WHAT THE TASK REQUIRES – Each line containing the word "matplotlib" should be found and copied.

DATA SUPPLIED –

------

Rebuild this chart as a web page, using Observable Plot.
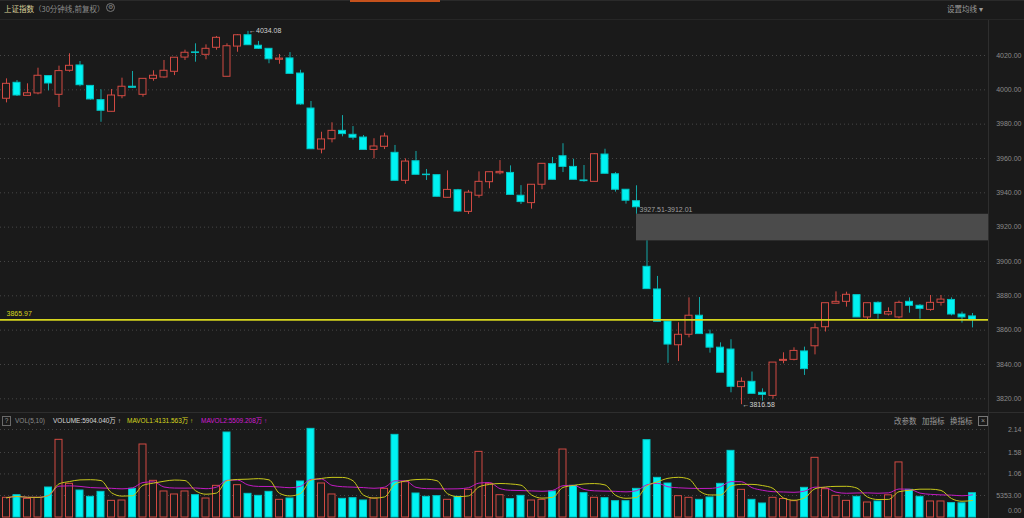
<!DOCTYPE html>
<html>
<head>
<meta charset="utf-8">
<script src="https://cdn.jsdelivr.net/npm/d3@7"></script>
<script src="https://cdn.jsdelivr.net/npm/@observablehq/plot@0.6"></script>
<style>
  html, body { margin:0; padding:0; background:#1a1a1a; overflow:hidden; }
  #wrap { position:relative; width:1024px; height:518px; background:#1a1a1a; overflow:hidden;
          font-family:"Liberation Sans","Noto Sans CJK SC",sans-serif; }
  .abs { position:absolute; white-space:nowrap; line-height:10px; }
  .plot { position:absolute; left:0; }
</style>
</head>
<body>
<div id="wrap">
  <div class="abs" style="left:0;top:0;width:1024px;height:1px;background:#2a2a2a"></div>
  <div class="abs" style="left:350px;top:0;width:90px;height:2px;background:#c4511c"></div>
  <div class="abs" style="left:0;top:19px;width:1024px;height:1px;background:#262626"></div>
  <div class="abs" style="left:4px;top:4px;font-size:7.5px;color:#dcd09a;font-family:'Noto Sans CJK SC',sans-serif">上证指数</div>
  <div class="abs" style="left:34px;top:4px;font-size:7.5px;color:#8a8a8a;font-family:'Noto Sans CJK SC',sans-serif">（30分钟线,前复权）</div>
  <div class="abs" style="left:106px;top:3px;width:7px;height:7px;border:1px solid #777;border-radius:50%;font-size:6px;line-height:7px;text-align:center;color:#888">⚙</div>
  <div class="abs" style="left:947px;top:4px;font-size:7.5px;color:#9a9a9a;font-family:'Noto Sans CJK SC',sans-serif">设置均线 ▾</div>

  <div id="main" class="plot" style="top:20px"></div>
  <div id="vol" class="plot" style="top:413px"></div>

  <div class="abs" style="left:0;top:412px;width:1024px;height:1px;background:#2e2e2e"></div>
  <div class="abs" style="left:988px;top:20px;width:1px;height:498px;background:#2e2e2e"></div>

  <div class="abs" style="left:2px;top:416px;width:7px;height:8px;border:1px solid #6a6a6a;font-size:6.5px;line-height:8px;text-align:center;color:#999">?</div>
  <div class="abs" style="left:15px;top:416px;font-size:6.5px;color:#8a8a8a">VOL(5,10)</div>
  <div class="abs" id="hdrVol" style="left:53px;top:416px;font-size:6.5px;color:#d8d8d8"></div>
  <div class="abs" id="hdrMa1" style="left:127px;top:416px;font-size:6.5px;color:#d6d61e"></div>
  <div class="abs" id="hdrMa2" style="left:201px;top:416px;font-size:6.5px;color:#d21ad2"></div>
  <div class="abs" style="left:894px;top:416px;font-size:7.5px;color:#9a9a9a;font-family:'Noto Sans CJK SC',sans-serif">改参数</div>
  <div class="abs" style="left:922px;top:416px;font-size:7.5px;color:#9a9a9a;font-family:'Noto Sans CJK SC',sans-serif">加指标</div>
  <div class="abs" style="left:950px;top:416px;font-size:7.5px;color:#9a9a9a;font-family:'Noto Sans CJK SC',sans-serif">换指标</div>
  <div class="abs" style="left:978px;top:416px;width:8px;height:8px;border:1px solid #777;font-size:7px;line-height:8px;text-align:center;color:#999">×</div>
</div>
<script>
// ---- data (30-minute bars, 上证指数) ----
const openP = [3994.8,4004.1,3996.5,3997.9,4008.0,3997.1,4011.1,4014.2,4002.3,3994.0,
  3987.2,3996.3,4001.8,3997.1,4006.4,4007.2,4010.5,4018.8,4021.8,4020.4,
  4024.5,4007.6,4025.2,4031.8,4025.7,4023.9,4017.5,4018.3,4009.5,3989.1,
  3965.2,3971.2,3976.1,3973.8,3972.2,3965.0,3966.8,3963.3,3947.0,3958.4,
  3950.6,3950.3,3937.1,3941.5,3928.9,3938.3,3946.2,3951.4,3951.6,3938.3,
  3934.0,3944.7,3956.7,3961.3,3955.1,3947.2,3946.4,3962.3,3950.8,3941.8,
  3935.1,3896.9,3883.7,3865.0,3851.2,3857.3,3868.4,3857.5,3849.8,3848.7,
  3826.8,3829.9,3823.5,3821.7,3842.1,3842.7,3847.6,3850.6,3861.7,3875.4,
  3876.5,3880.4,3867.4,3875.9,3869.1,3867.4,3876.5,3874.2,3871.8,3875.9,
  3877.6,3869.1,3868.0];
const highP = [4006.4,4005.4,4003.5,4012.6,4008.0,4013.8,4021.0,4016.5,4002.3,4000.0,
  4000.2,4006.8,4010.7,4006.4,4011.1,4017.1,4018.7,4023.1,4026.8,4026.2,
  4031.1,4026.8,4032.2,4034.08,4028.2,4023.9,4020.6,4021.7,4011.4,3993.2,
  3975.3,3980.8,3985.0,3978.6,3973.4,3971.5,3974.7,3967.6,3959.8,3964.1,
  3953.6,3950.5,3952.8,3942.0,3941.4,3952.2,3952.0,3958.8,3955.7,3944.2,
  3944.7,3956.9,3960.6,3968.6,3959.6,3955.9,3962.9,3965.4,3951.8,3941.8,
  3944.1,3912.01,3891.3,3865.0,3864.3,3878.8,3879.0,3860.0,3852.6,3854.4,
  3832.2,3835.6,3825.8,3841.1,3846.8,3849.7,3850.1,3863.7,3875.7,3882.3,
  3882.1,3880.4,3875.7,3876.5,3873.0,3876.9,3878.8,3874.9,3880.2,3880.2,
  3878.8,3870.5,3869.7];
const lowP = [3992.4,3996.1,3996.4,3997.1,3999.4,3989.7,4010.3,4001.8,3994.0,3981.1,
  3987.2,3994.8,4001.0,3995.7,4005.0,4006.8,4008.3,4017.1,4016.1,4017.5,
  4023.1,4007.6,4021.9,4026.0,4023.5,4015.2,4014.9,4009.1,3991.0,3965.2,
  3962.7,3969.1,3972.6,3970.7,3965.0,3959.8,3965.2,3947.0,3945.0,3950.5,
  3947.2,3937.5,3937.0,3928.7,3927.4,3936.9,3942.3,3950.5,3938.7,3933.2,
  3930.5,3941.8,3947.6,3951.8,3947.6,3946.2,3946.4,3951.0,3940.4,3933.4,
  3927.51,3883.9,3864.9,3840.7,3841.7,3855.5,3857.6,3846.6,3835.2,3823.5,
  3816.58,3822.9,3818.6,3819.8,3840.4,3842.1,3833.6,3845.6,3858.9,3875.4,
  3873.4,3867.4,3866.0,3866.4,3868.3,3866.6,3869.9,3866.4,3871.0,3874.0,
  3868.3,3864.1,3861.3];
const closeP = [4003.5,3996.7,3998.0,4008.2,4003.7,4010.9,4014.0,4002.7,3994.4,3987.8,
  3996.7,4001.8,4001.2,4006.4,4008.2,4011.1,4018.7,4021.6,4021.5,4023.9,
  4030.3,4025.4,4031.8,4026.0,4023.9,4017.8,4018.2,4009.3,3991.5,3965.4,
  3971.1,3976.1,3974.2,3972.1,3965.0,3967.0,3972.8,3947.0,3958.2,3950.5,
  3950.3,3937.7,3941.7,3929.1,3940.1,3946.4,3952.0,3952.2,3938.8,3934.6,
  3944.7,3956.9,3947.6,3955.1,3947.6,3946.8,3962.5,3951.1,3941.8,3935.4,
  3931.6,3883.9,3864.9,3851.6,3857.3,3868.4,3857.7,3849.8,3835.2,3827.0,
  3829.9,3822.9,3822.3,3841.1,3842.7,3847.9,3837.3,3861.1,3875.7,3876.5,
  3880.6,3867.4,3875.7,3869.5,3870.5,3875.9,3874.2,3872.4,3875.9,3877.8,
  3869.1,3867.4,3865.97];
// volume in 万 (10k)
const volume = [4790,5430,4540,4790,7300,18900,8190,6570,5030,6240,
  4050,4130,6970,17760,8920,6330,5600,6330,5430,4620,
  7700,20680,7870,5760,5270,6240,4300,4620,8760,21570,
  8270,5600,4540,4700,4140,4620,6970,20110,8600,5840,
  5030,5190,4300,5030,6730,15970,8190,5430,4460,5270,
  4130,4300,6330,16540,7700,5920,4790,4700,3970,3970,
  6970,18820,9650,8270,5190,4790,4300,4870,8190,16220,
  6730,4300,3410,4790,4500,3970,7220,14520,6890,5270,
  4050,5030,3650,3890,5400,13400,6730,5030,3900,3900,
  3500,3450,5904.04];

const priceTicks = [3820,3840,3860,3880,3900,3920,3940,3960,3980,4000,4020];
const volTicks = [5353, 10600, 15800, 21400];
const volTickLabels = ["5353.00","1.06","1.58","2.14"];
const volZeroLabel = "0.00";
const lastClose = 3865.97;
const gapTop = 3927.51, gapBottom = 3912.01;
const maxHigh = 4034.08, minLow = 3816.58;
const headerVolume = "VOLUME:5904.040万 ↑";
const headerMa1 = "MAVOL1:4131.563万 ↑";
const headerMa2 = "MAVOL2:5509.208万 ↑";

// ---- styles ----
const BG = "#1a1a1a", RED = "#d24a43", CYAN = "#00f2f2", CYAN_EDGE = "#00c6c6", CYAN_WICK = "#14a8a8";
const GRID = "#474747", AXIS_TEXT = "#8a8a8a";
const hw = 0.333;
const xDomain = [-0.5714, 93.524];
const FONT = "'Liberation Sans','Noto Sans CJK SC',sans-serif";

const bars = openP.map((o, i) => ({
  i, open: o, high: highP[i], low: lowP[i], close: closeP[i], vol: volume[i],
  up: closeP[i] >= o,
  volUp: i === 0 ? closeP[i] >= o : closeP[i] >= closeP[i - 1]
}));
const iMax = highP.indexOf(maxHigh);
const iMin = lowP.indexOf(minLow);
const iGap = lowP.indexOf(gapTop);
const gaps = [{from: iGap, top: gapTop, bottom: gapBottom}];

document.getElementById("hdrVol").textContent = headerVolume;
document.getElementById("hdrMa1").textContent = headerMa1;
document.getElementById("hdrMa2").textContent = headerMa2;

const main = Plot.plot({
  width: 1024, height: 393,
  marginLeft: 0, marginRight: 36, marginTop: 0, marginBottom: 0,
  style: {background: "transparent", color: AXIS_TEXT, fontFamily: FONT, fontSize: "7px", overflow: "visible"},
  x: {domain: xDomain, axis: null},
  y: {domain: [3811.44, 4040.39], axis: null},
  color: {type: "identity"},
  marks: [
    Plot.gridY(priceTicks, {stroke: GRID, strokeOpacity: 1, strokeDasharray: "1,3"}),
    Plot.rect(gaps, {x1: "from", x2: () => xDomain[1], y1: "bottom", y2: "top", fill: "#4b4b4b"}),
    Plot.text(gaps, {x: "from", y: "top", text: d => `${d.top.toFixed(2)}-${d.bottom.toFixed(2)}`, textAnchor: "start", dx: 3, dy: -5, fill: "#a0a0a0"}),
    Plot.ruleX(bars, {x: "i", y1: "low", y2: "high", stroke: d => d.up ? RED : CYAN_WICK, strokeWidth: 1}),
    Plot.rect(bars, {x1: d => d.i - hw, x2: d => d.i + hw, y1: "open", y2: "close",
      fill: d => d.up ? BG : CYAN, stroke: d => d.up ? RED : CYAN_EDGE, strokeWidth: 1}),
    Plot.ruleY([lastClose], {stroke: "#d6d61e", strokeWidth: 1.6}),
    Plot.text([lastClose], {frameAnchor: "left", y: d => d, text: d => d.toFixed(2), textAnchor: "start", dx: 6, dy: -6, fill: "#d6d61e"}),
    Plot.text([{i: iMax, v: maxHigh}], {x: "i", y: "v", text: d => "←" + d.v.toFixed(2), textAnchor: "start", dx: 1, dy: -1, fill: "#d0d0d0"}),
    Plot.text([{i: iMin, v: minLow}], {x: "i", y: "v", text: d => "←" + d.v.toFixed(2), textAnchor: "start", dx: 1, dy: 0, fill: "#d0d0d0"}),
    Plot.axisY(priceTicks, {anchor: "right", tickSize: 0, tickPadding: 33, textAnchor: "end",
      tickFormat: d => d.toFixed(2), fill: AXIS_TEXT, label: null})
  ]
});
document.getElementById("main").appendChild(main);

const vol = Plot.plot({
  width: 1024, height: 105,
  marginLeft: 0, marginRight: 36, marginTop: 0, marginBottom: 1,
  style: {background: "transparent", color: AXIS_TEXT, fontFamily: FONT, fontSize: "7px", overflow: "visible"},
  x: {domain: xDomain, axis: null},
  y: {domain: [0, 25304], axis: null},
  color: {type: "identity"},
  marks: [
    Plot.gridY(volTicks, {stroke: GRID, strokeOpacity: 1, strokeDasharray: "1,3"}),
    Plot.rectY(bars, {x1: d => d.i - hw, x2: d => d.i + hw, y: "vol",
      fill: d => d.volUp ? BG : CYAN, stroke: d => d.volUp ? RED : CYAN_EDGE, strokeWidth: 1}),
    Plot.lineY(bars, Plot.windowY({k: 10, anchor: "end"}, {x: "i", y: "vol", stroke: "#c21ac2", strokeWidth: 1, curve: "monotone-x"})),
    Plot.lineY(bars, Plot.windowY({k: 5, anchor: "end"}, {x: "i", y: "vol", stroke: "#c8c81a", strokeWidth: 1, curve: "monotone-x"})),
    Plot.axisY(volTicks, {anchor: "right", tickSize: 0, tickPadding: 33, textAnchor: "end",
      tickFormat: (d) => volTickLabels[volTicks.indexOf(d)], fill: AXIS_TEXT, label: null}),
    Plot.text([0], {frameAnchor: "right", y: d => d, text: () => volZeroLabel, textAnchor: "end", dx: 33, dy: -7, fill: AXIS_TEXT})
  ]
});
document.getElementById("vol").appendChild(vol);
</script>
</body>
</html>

------

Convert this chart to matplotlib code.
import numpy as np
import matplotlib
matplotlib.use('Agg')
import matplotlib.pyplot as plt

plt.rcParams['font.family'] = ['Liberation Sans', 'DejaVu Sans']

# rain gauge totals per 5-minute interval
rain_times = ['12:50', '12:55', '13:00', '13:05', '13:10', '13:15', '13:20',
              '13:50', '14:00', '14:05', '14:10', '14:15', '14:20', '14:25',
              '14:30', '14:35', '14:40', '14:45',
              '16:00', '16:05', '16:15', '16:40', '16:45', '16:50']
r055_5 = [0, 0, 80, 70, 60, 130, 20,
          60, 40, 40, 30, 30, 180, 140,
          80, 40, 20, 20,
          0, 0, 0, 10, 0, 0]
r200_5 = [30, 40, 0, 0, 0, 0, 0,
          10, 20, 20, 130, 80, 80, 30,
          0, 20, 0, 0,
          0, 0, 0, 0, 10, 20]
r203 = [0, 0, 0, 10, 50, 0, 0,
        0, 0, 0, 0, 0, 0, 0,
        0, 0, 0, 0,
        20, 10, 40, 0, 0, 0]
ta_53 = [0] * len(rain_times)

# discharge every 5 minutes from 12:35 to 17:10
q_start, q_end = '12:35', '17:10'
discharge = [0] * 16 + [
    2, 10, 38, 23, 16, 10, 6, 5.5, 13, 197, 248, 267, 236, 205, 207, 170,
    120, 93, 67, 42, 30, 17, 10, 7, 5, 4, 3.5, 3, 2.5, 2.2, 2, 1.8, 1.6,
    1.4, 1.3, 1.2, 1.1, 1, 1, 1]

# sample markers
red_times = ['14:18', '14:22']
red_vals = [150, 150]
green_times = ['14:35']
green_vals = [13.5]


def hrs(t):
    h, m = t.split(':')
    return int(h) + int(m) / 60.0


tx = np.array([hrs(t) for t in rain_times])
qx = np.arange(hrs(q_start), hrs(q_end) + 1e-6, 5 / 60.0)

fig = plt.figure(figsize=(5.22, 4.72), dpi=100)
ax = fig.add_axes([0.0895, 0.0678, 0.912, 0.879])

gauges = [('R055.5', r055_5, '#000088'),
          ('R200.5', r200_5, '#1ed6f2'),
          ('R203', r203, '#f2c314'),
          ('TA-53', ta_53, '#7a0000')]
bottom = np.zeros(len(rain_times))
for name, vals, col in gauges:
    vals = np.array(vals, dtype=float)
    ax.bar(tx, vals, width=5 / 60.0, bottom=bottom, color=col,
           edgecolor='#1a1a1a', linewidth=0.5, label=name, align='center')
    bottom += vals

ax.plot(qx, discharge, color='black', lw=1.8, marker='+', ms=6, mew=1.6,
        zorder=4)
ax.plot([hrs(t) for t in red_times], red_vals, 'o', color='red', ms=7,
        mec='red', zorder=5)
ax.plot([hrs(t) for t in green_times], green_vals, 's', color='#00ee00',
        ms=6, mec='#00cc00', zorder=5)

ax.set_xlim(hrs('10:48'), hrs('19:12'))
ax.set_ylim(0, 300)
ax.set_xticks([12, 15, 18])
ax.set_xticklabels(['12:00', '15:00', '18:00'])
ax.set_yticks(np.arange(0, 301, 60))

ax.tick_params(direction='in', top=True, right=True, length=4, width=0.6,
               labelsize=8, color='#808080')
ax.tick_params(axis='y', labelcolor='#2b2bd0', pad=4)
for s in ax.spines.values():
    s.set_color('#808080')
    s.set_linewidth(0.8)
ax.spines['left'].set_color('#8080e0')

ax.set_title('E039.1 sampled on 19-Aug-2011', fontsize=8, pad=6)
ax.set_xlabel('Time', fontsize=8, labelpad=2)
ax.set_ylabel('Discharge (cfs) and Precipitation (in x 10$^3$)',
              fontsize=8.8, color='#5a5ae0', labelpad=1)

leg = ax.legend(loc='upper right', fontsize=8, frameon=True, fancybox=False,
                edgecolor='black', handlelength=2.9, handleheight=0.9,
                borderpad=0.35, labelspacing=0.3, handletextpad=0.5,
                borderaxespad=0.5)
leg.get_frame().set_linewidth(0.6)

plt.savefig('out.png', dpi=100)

------

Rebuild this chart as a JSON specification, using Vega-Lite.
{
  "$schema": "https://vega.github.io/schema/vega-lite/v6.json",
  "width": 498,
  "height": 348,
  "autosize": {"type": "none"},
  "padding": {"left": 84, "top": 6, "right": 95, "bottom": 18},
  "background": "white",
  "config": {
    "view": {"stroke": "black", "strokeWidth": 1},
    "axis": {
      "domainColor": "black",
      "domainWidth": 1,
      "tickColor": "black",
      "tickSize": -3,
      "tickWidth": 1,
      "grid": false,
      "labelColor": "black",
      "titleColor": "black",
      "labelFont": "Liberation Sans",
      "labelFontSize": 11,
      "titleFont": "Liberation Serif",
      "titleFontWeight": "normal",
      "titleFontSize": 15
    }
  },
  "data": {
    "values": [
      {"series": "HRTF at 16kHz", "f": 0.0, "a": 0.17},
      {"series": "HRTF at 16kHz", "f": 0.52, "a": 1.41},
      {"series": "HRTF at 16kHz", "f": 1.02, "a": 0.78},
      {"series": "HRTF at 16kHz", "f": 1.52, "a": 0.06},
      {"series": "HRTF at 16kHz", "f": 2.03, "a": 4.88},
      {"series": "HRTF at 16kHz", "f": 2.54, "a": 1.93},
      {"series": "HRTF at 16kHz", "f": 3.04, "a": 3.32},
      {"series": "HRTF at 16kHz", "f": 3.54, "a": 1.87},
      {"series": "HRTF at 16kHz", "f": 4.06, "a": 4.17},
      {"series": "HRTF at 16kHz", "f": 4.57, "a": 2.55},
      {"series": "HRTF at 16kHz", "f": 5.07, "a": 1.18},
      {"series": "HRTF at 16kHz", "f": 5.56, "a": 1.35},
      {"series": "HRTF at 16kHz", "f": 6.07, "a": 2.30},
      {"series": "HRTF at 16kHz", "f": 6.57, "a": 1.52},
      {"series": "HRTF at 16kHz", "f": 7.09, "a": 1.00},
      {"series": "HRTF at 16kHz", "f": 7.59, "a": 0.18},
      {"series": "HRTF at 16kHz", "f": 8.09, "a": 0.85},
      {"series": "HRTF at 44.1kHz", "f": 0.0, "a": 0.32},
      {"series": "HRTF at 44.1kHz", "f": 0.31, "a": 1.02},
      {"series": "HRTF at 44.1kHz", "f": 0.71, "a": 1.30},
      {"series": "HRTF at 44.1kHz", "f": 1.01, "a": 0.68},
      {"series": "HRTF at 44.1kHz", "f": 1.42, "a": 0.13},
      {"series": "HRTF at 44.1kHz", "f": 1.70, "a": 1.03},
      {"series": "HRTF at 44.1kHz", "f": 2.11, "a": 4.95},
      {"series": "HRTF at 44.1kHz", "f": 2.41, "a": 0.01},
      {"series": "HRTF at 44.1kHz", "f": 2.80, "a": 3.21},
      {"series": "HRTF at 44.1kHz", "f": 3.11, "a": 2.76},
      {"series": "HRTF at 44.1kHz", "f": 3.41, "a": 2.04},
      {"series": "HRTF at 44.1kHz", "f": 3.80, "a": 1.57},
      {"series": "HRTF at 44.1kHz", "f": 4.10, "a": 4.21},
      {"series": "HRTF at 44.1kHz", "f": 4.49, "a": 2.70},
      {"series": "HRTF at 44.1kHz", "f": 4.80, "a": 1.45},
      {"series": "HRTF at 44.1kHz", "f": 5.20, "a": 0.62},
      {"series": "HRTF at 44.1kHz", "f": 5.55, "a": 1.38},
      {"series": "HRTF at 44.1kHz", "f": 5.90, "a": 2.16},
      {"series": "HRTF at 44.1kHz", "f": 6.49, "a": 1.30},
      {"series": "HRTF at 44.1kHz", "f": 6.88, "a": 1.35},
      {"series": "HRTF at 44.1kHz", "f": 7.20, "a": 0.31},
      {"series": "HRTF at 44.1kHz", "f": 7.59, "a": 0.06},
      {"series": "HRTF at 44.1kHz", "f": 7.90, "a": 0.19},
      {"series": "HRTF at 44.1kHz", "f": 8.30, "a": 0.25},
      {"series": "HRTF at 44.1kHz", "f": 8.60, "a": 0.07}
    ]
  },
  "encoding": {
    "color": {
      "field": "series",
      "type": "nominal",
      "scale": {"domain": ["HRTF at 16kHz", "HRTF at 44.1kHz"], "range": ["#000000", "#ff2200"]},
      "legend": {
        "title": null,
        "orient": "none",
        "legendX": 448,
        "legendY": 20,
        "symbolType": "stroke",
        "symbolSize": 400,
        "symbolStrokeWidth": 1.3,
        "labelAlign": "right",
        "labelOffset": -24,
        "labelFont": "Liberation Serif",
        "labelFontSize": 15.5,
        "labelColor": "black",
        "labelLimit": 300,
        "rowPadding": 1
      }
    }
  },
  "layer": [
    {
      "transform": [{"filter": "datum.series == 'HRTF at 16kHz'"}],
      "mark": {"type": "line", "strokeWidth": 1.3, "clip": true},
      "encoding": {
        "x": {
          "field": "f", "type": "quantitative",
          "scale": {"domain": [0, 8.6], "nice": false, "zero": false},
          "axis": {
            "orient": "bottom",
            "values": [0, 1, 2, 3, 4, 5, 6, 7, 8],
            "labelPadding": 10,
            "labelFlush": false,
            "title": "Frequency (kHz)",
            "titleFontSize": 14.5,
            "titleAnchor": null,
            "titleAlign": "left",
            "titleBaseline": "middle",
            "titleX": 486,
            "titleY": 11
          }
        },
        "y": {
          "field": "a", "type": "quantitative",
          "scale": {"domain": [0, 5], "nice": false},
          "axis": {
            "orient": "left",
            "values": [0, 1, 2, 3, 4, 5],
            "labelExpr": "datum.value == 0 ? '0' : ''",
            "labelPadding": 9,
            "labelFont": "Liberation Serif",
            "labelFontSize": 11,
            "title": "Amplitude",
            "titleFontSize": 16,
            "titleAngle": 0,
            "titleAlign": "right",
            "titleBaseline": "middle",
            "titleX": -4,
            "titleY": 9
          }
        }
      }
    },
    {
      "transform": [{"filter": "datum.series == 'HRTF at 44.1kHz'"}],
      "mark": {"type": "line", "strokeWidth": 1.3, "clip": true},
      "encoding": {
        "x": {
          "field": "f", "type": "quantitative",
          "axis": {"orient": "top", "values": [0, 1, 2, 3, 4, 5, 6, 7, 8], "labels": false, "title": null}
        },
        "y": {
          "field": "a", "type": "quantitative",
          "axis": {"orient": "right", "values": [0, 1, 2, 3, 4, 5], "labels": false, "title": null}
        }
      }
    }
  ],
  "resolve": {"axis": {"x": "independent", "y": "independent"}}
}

------

COMPLETE RESPONSE –
Convert this chart to matplotlib code.
import matplotlib
matplotlib.use('Agg')
import matplotlib.pyplot as plt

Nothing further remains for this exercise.